Compare this to the normal averaging algorithm:
A_n = S_n/n + A_{n-1}(1-1/n)
You could also have it geometrically decay, which would weight the most recent speeds very heavily:
A_n = S_n/2 + A_{n-1}/2
If the speeds are 4,3,5,6 then
A_4 = 4.5 (simple average)
A_4 = 4.75 (linear decay)
A_4 = 5.125 (geometric decay)
Example in PHP
Beware that $n+1 (not $n) is the number of current data points due to PHP's arrays being zero-indexed.
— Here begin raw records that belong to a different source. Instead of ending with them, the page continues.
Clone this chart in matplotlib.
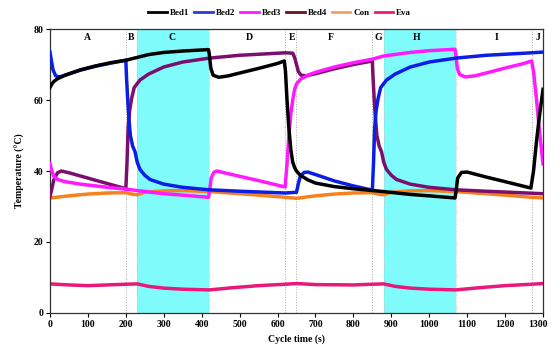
import matplotlib
matplotlib.use("Agg")
import matplotlib.pyplot as plt
import matplotlib.transforms as mtransforms
from matplotlib.lines import Line2D

# ---------------- data ----------------
t_bed1 = [0, 5, 10, 20, 40, 80, 120, 160, 200, 230, 260, 300, 350, 400, 418, 420, 424, 430, 445, 470,
          500, 550, 600, 618, 621, 625, 630, 635, 640, 645, 650, 660, 680, 700, 750, 800, 850, 880,
          950, 1000, 1068, 1071, 1075, 1085, 1100, 1150, 1200, 1268, 1275, 1283, 1290, 1300]
v_bed1 = [63.5, 64.5, 65.2, 66.0, 67.0, 68.5, 69.6, 70.5, 71.2, 72.0, 72.8, 73.4, 73.8, 74.1, 74.2, 73.0,
          69.0, 67.0, 66.4, 66.8, 67.6, 68.9, 70.3, 71.0, 68.0, 60.0, 52.0, 46.0, 42.5, 41.0, 40.0,
          38.8, 37.5, 36.6, 35.6, 35.0, 34.5, 34.2, 33.4, 33.0, 32.4, 34.5, 38.0, 39.6, 39.7, 38.3,
          37.0, 35.2, 40.0, 48.5, 55.0, 63.0]

t_bed2 = [0, 3, 8, 15, 25, 40, 80, 120, 160, 200, 202, 205, 208, 212, 218, 224, 230, 237, 250, 264,
          300, 350, 420, 500, 620, 650, 655, 660, 670, 680, 700, 750, 800, 850, 853, 856, 860, 865,
          872, 887, 910, 950, 1000, 1070, 1150, 1270, 1300]
v_bed2 = [73.5, 71.5, 68.5, 66.8, 66.5, 67.0, 68.4, 69.5, 70.4, 71.2, 66.0, 60.0, 55.0, 50.0, 47.0,
          45.5, 42.5, 40.5, 38.8, 37.6, 36.3, 35.4, 34.7, 34.3, 33.8, 34.0, 36.5, 38.5, 39.6, 39.7,
          39.0, 37.2, 35.8, 34.6, 42.0, 52.0, 57.0, 60.3, 63.5, 65.6, 67.3, 69.3, 70.7, 71.8, 72.6,
          73.3, 73.5]

t_bed3 = [0, 5, 10, 20, 40, 80, 120, 160, 200, 230, 300, 350, 418, 421, 425, 432, 440, 460, 500, 550,
          600, 620, 625, 630, 635, 640, 645, 650, 660, 680, 700, 750, 800, 850, 880, 950, 1000, 1068,
          1070, 1074, 1080, 1095, 1120, 1150, 1200, 1250, 1270, 1275, 1283, 1290, 1300]
v_bed3 = [42.0, 40.0, 38.5, 37.6, 37.0, 36.3, 35.8, 35.3, 34.9, 34.5, 33.6, 33.2, 32.6, 34.5, 38.0,
          39.6, 40.0, 39.5, 38.5, 37.3, 36.0, 35.5, 42.0, 50.0, 56.0, 60.0, 63.0, 64.5, 65.8, 67.0,
          67.8, 69.3, 70.5, 71.5, 72.4, 73.4, 73.9, 74.3, 73.0, 69.0, 67.2, 66.5, 66.8, 67.6, 69.0,
          70.3, 71.0, 68.0, 60.0, 52.0, 42.0]

t_bed4 = [0, 5, 10, 20, 30, 50, 100, 150, 200, 203, 206, 210, 215, 222, 237, 260, 300, 350, 420, 500,
          620, 640, 645, 650, 655, 662, 675, 700, 750, 800, 850, 852, 855, 858, 862, 868, 874, 880,
          887, 900, 914, 950, 1000, 1070, 1150, 1300]
v_bed4 = [32.8, 35.0, 37.5, 39.5, 40.0, 39.5, 38.0, 36.5, 35.0, 42.0, 52.0, 57.0, 60.3, 63.5, 65.6,
          67.3, 69.3, 70.7, 71.8, 72.6, 73.3, 73.2, 72.0, 70.0, 68.0, 67.0, 66.8, 67.4, 68.8, 70.0,
          71.0, 66.0, 60.0, 55.0, 50.0, 47.0, 45.5, 42.5, 40.5, 38.8, 37.6, 36.3, 35.4, 34.7, 34.3,
          33.6]

t_con = [0, 50, 100, 150, 200, 215, 230, 250, 300, 350, 420, 500, 550, 620, 650, 700, 750, 800, 850,
         865, 880, 900, 950, 1000, 1070, 1150, 1200, 1270, 1300]
v_con = [32.4, 33.0, 33.5, 33.8, 33.9, 33.5, 33.3, 34.0, 34.4, 34.5, 34.2, 33.6, 33.2, 32.6, 32.3,
         33.0, 33.5, 33.8, 33.9, 33.5, 33.3, 34.0, 34.4, 34.5, 34.2, 33.6, 33.2, 32.6, 32.4]

t_eva = [0, 50, 100, 150, 200, 230, 260, 300, 350, 420, 480, 550, 620, 650, 700, 800, 850, 880, 910,
         950, 1000, 1070, 1130, 1200, 1270, 1300]
v_eva = [8.2, 7.9, 7.7, 7.9, 8.1, 8.2, 7.5, 7.0, 6.7, 6.5, 7.1, 7.7, 8.1, 8.3, 8.0, 7.9, 8.1, 8.2,
         7.5, 7.0, 6.7, 6.5, 7.1, 7.7, 8.1, 8.3]

phase_labels = ["A", "B", "C", "D", "E", "F", "G", "H", "I", "J"]
phase_label_pos = [100, 214, 322, 525, 637, 740, 865, 968, 1178, 1288]
phase_bounds = [200, 620, 650, 850, 1270]
cyan_spans = [(230, 420), (880, 1070)]

x_ticks = list(range(0, 1301, 100))
y_ticks = [0, 20, 40, 60, 80]

# ---------------- plot ----------------
plt.rcParams['font.family'] = ['Liberation Serif', 'DejaVu Serif']
plt.rcParams['font.weight'] = 'bold'

fig = plt.figure(figsize=(5.51, 3.60), dpi=100)
ax = fig.add_axes([0.0907, 0.1306, 0.8948, 0.7888])

for a, b in cyan_spans:
    ax.axvspan(a, b, color='#80fbfb', lw=0, zorder=0)
for xb in phase_bounds:
    ax.axvline(xb, color='#aaaaaa', lw=0.7, ls=':', zorder=0.5)
for xb in [230, 420, 880, 1070]:
    ax.axvline(xb, color='#bbbbbb', lw=0.6, ls=':', zorder=0.5)

lw = 2.5
ax.plot(t_con, v_con, color='#f5821f', lw=lw, label='Con', zorder=2)
ax.plot(t_eva, v_eva, color='#e8197a', lw=lw, label='Eva', zorder=2)
ax.plot(t_bed4, v_bed4, color='#7a0f6e', lw=lw, label='Bed4', zorder=3)
ax.plot(t_bed3, v_bed3, color='#ff1aff', lw=lw, label='Bed3', zorder=3)
ax.plot(t_bed2, v_bed2, color='#0a1ee6', lw=lw, label='Bed2', zorder=3)
ax.plot(t_bed1, v_bed1, color='black', lw=lw, label='Bed1', zorder=4)

for lab, xp in zip(phase_labels, phase_label_pos):
    ax.text(xp, 77.6, lab, ha='center', va='center', fontsize=7, fontweight='bold')

ax.set_xlim(0, 1300)
ax.set_ylim(0, 80)
ax.set_xticks(x_ticks)
ax.set_yticks(y_ticks)
ax.tick_params(direction='out', length=3, width=0.8, labelsize=7, pad=2)
for s in ax.spines.values():
    s.set_linewidth(0.9)
    s.set_color('#333333')

# keep the last x tick label inside the canvas
last = ax.get_xticklabels()[-1]
last.set_transform(last.get_transform() + mtransforms.ScaledTranslation(-5 / 100, 0, fig.dpi_scale_trans))

ax.set_xlabel('Cycle time (s)', fontsize=7, fontweight='bold', labelpad=4)
ax.set_ylabel('Temperature (\u00b0C)', fontsize=7, fontweight='bold', labelpad=6)

order = ['Bed1', 'Bed2', 'Bed3', 'Bed4', 'Con', 'Eva']
leg_colors = {'Bed1': 'black', 'Bed2': '#2a3ad6', 'Bed3': '#ff1aff', 'Bed4': '#6a0f20',
              'Con': '#f5a060', 'Eva': '#e8197a'}
leg_handles = [Line2D([0], [0], color=leg_colors[k], lw=2.0) for k in order]
fig.legend(leg_handles, order, loc='center', bbox_to_anchor=(0.508, 0.965), ncol=6,
           frameon=False, fontsize=6.5, handlelength=2.0, handletextpad=0.35, columnspacing=0.6)

fig.savefig('out.png', dpi=100)
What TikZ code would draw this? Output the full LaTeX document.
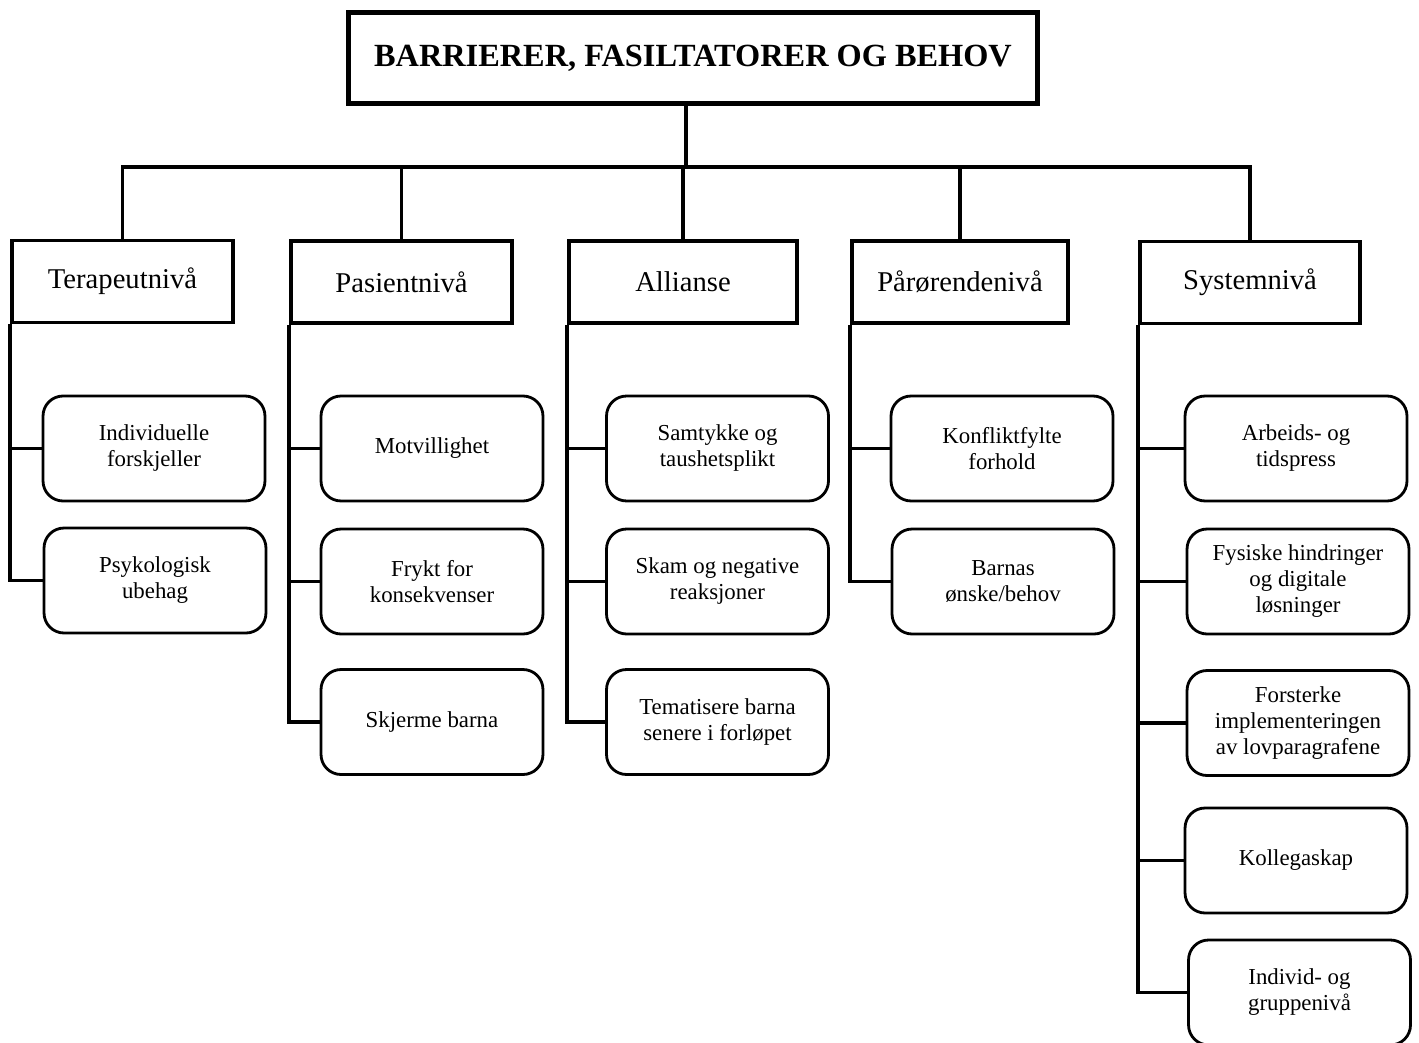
\documentclass[tikz,border=0pt]{standalone}
\usepackage{fontspec}
\setmainfont{Liberation Serif}
\begin{document}
\begin{tikzpicture}[x=0.02cm,y=-0.02cm,
  titlebox/.style={draw,line width=2.8pt,minimum width=13.8cm,minimum height=1.82cm,inner sep=0pt,
    font=\fontsize{18.4}{21}\selectfont\bfseries},
  levelbox/.style={draw,line width=2.2pt,minimum height=1.64cm,inner sep=0pt,
    font=\fontsize{16.3}{19}\selectfont},
  leafbox/.style={draw,line width=1.6pt,rounded corners=0.4cm,minimum width=4.44cm,minimum height=2.1cm,
    inner sep=0pt,align=center,font=\fontsize{13}{14.8}\selectfont},
  conn/.style={line width=2.2pt},
  spine/.style={line width=2.2pt}]
\useasboundingbox (0,0) rectangle (1419,1043);
% title
\node[titlebox] (title) at (693,58) {\raisebox{-1.5pt}{BARRIERER, FASILTATORER OG BEHOV}};
\coordinate (bus) at (686,167);
% level 2
\node[levelbox,minimum width=4.42cm] (T) at (122.5,281.5) {Terapeutnivå};
\node[levelbox,minimum width=4.42cm] (P) at (401.5,282) {Pasientnivå};
\node[levelbox,minimum width=4.56cm] (A) at (683,282) {Allianse};
\node[levelbox,minimum width=4.32cm] (R) at (960,282) {Pårørendenivå};
\node[levelbox,minimum width=4.40cm] (S) at (1250,282.5) {Systemnivå};
% top connectors
\draw[conn] (bus |- title.south) -- (bus);
\draw[conn,line cap=rect] (T.north) -- (T.north |- bus) -- (S.north |- bus) -- (S.north);
\draw[conn] (P.north) -- (P.north |- bus);
\draw[conn] (A.north) -- (A.north |- bus);
\draw[conn] (R.north) -- (R.north |- bus);
% leaves: Terapeutnivå
\node[leafbox] (T1) at (154,448.5) {Individuelle\\forskjeller};
\node[leafbox] (T2) at (155,580.5) {Psykologisk\\ubehag};
% Pasientnivå
\node[leafbox] (P1) at (432,448.5) {Motvillighet};
\node[leafbox] (P2) at (432,581.5) {Frykt for\\konsekvenser};
\node[leafbox] (P3) at (432,722) {Skjerme barna};
% Allianse
\node[leafbox] (A1) at (717.5,448.5) {Samtykke og\\taushetsplikt};
\node[leafbox] (A2) at (717.5,581.5) {Skam og negative\\reaksjoner};
\node[leafbox] (A3) at (717.5,722) {Tematisere barna\\senere i forløpet};
% Pårørendenivå
\node[leafbox] (R1) at (1002,448.5) {Konfliktfylte\\forhold};
\node[leafbox] (R2) at (1003,581.5) {Barnas\\ønske/behov};
% Systemnivå
\node[leafbox] (S1) at (1296,448.5) {Arbeids- og\\tidspress};
\node[leafbox] (S2) at (1298,581.5) {Fysiske hindringer\\og digitale\\løsninger};
\node[leafbox] (S3) at (1298,723) {Forsterke\\implementeringen\\av lovparagrafene};
\node[leafbox] (S4) at (1296,860.5) {Kollegaskap};
\node[leafbox] (S5) at (1299.5,992.5) {Individ- og\\gruppenivå};
% spines
\draw[spine] (T.south west) |- (T2.west);
\draw[conn] (T.south west |- T1.west) -- (T1.west);
\draw[spine] (P.south west) |- (P3.west);
\draw[conn] (P.south west |- P1.west) -- (P1.west);
\draw[conn] (P.south west |- P2.west) -- (P2.west);
\draw[spine] (A.south west) |- (A3.west);
\draw[conn] (A.south west |- A1.west) -- (A1.west);
\draw[conn] (A.south west |- A2.west) -- (A2.west);
\draw[spine] (R.south west) |- (R2.west);
\draw[conn] (R.south west |- R1.west) -- (R1.west);
\draw[spine] (S.south west) |- (S5.west);
\draw[conn] (S.south west |- S1.west) -- (S1.west);
\draw[conn] (S.south west |- S2.west) -- (S2.west);
\draw[conn] (S.south west |- S3.west) -- (S3.west);
\draw[conn] (S.south west |- S4.west) -- (S4.west);
\end{tikzpicture}
\end{document}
To match the above example set n == $n+1 or n-1 == $n
<?php
$s = [4,3,5,6];
// average
$a = [];
for ($n = 0; $n < count($s); ++$n)
{
if ($n == 0)
$a[$n] = $s[$n];
else
{
// $n+1 = number of data points so far
$weight = 1/($n+1);
$a[$n] = $s[$n] * $weight + $a[$n-1] * (1 - $weight);
}
}
var_dump($a);
// linear decay
$a = [];
for ($n = 0; $n < count($s); ++$n)
{
if ($n == 0)
$a[$n] = $s[$n];
elseif ($n == 1)
$a[$n] = ($s[$n] + $s[$n-1]) / 2;
else
{
// $n = number of data points so far - 1
$weight = 1/($n);
$a[$n] = $s[$n] * $weight + $a[$n-1] * (1 - $weight);
}
}
var_dump($a);
// geometric decay
$a = [];
for ($n = 0; $n < count($s); ++$n)
{
if ($n == 0)
$a[$n] = $s[$n];
else
{
$weight = 1/2;
$a[$n] = $s[$n] * $weight + $a[$n-1] * (1 - $weight);
}
}
var_dump($a);
Output
array (size=4)
0 => int 4
1 => float 3.5
2 => float 4
3 => float 4.5
array (size=4)
0 => int 4
1 => float 3.5
2 => float 4.25
3 => float 4.8333333333333
array (size=4)
0 => int 4
1 => float 3.5
2 => float 4.25
3 => float 5.125
The obvious way would be something in between, you need a 'moving average' of the download speed.
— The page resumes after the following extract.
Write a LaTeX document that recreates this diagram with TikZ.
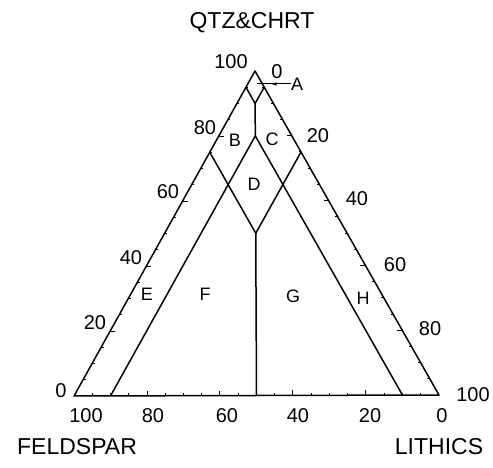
\documentclass[tikz,border=0pt]{standalone}
\usepackage{fontspec}
\setmainfont{Liberation Sans}
\usetikzlibrary{calc,decorations.markings,arrows.meta}
\begin{document}
\begin{tikzpicture}[x=1pt,y=-1pt,
  side/.style={line width=1.5pt, line join=round},
  bound/.style={line width=1.5pt, line join=round},
  tickmark/.style={line width=1pt},
  num/.style={font=\fontsize{20}{20}\selectfont, inner sep=0pt},
  axlabel/.style={font=\fontsize{23}{23}\selectfont, inner sep=0pt},
  region/.style={font=\fontsize{18}{18}\selectfont, inner sep=0pt},
  midarrow/.style={decoration={markings, mark=at position 0.6 with {\arrow{Latex[length=6pt,width=3.5pt]}}}, postaction={decorate}}]
\useasboundingbox (0,0) rectangle (493,468);
\coordinate (T) at (255,71);
\coordinate (F) at (74,396);
\coordinate (L) at (439,395);
\draw[side] (F) -- (T) -- (L) -- cycle;
% internal points
\coordinate (q95f) at (barycentric cs:T=0.95,F=0.05);
\coordinate (q95l) at (barycentric cs:T=0.95,L=0.05);
\coordinate (c90) at (barycentric cs:T=0.9,F=0.05,L=0.05);
\coordinate (c80) at (barycentric cs:T=0.8,F=0.1,L=0.1);
\coordinate (c50) at (barycentric cs:T=0.5,F=0.25,L=0.25);
\coordinate (q75f) at (barycentric cs:T=0.75,F=0.25);
\coordinate (q75l) at (barycentric cs:T=0.75,L=0.25);
\coordinate (b10) at (barycentric cs:F=0.9,L=0.1);
\coordinate (b90) at (barycentric cs:F=0.1,L=0.9);
\coordinate (b50) at (barycentric cs:F=0.5,L=0.5);
\draw[bound] (q95f) -- (c90) -- (q95l);
\draw[bound] (c90) -- (c80);
\draw[bound] (b10) -- (c80) -- (b90);
\draw[bound] (q75f) -- (c50) -- (q75l);
\draw[bound] (c50) -- (b50);
% ticks
\foreach \i in {1,...,19}{
  \pgfmathtruncatemacro\m{mod(\i,4)}
  \ifnum\m=0 \def\len{5}\else\def\len{2.5}\fi
  \draw[tickmark] ($(F)!\i/20!(T)$) -- ++(\len,0);
  \draw[tickmark] ($(T)!\i/20!(L)$) -- ++(-\len,0);
  \draw[tickmark] ($(F)!\i/20!(L)$) -- ++(0,-\len);
}
% axis titles
\node[axlabel] (tq) at (252,23) {QTZ\&CHRT};
\node[axlabel] (tf) at (77,447) {FELDSPAR};
\node[axlabel] (tl) at (439,447) {LITHICS};
% left side numbers
\node[num] (l0) at (61,391) {0};
\node[num] (l20) at (95,323) {20};
\node[num] (l40) at (131,258) {40};
\node[num] (l60) at (168,192) {60};
\node[num] (l80) at (205,128) {80};
\node[num] (l100) at (231,62) {100};
% right side numbers
\node[num] (r0) at (277,72) {0};
\node[num] (r20) at (318,136) {20};
\node[num] (r40) at (357,199) {40};
\node[num] (r60) at (395,265) {60};
\node[num] (r80) at (430,329) {80};
\node[num] (r100) at (473,395) {100};
% base numbers
\node[num] (b100n) at (86,416) {100};
\node[num] (b80n) at (153,416) {80};
\node[num] (b60n) at (227,416) {60};
\node[num] (b40n) at (298,416) {40};
\node[num] (b20n) at (370,416) {20};
\node[num] (b0n) at (442,416) {0};
% region letters
\node[region] (A) at (297,84) {A};
\coordinate (atip) at (257,84);
\draw[tickmark, midarrow] (A.west) -- (atip);
\node[region] (B) at (235,140) {B};
\node[region] (C) at (272,139) {C};
\node[region] (D) at (254,184) {D};
\node[region] (E) at (147,294) {E};
\node[region] (Fr) at (205,294) {F};
\node[region] (G) at (293,296) {G};
\node[region] (H) at (363,298) {H};
\end{tikzpicture}
\end{document}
I think it's just an averaging algorithm. It averages the rate over a few seconds.
What you could do also is keep track of your average speed and show a calculation of that as well.
For anyone interested, I wrote an open-source library in C# called Progression that has a "moving-average" implementation: ETACalculator.cs.
The Progression library defines an easy-to-use structure for reporting several types of progress. It also easily handles nested progress for very smooth progress reporting.
EDIT: Here's what I finally suggest, I tried it and it provides quite satisfying results:
I have a zero initialized array for each download speed between 0 - 500 kB/s (could be higher if you expect such speeds) in 1 kB/s steps.
I sample the download speed momentarily (every second is a good interval), and increment the coresponding array item by one.
Now I know how many seconds I have spent downloading the file at each speed. The sum of all these values is the elapsed time (in seconds). The sum of these values multiplied by the corresponding speed is the size downloaded so far.
If I take the ratio between each value in the array and the elapsed time, assuming the speed variation pattern stabalizes, I can form a formula to predict the time each size will take. This size in this case, is the size remaining. That's what I do:
I take the sum of each array item value multiplied by the corresponding speed (the index) and divided by the elapsed time. Then I divide the size left by this value, and that's the time left.
Takes a few seconds to stabalize, and then works preety damn well.
Note that this is a "complicated" average, so the method of discarding older values (moving average) might improve it even further.